Emperor · 1892 – 1975
Haile Selassie I
Key Takeaways
- His 1936 League of Nations speech warning that collective security must be upheld became one of history's most famous.
- He was restored after British forces expelled the Italian occupation of Ethiopia (1935–41).
- He founded the Organisation of African Unity (now the African Union) in 1963.
- He is venerated as a divine figure — the returned Messiah — by the Rastafari movement.
When Haile Selassie walked to the podium at the League of Nations in June 1936, he had just been driven from his country by Mussolini’s poison gas. He spoke in the voice of Africa facing European colonialism: “It is us today. It will be you tomorrow.” The League did nothing. But his warning proved prophetic.
The Italian invasion
In October 1935, Mussolini’s Italy invaded Ethiopia — one of the only two African countries to have remained independent through the Scramble for Africa. The Ethiopian army fought with extraordinary courage but was overwhelmed by airpower and chemical weapons. Selassie went into exile in Britain. The League of Nations imposed sanctions on Italy that were deliberately too weak to matter. Selassie’s speech to the League became one of the most famous in international history: a small African nation pleading for the collective security that the great powers had promised and were already abandoning. In 1941, British and Allied forces, with Ethiopian resistance fighters, expelled the Italians and restored him.
Pan-Africa and legacy
Selassie used his restored position and his international prestige to become the leading voice for African decolonization and continental unity. In 1963, he founded the Organisation of African Unity in Addis Ababa — the body that became today’s African Union. He hosted its headquarters and served as its moral compass. In Addis Ababa’s streets, his portraits are still everywhere. To Nelson Mandela and a generation of African independence leaders, he was the proof that African sovereignty was possible and worth fighting for. To millions of Rastafarians around the world, he was something more — the returned Lion of Judah. In 1974, the Derg military junta deposed him. He died under house arrest in 1975, the circumstances still disputed.
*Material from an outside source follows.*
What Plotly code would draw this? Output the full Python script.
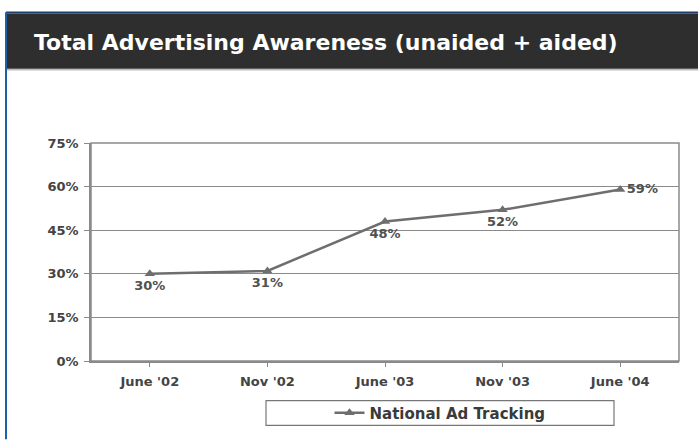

Modernized Ethiopia, was overthrown and restored after Italian occupation (1935–41), delivered one of the UN's most celebrated speeches warning against aggression, founded the Organisation of African Unity, and became one of the most significant African leaders of the 20th century.
Political Achievements
- Modernized Ethiopian law and administration, abolishing slavery in 1942.
- Founded the Organisation of African Unity (1963) — the predecessor to the African Union.
- Delivered the 1936 League of Nations address that became a defining statement of collective security.
- Maintained Ethiopian independence through diplomacy and later restored it through alliance with Britain.
Historical influence score: 85/100
Influence
Selassie's League of Nations speech and his founding of the African Union made him the defining voice of African sovereignty in the 20th century — his words "It is us today, it will be you tomorrow" became a warning that collective security cannot be selective.
Legacy
An extraordinarily complex figure: modernizer, Pan-Africanist, and symbol of anti-colonial resistance on one hand; autocrat who failed his people during famine on the other — and, to millions of Rastafarians, a living god whose significance transcends politics.
Controversies
- His handling of the 1973 Famine was catastrophically slow — while Ethiopians starved, the imperial court continued in luxury.
- He maintained an autocratic system and suppressed political opposition and ethnic minorities.
- His deposition and death under house arrest by the Derg military junta remain murky.
Little-Known Facts
- Bob Marley, Peter Tosh, and the Rastafari movement regard him as the returned Messiah of biblical prophecy — his coronation as 'King of Kings, Lord of Lords, Conquering Lion of the Tribe of Judah' in 1930 fulfilled, to his followers, biblical prophecy.
- He spoke French, not English, in his League of Nations speech — which had to be translated — and the Italian delegation reportedly booed and hissed throughout.
Myths & Misconceptions
Did Haile Selassie embrace the Rastafari movement?
He never did — he was a devout Ethiopian Orthodox Christian who reportedly found the Rastafari veneration of him as divine perplexing and was said to have wept when meeting Rastafarians who believed he was God. The movement's identification of him as messiah was entirely its own construction.
Connections
Frequently Asked Questions
Who was Haile Selassie?
Haile Selassie (1892–1975) was the Emperor of Ethiopia who resisted Mussolini's invasion, delivered a landmark League of Nations speech on collective security, founded the Organisation of African Unity, and is venerated as a divine figure by the Rastafari movement — one of the most significant African leaders of the 20th century.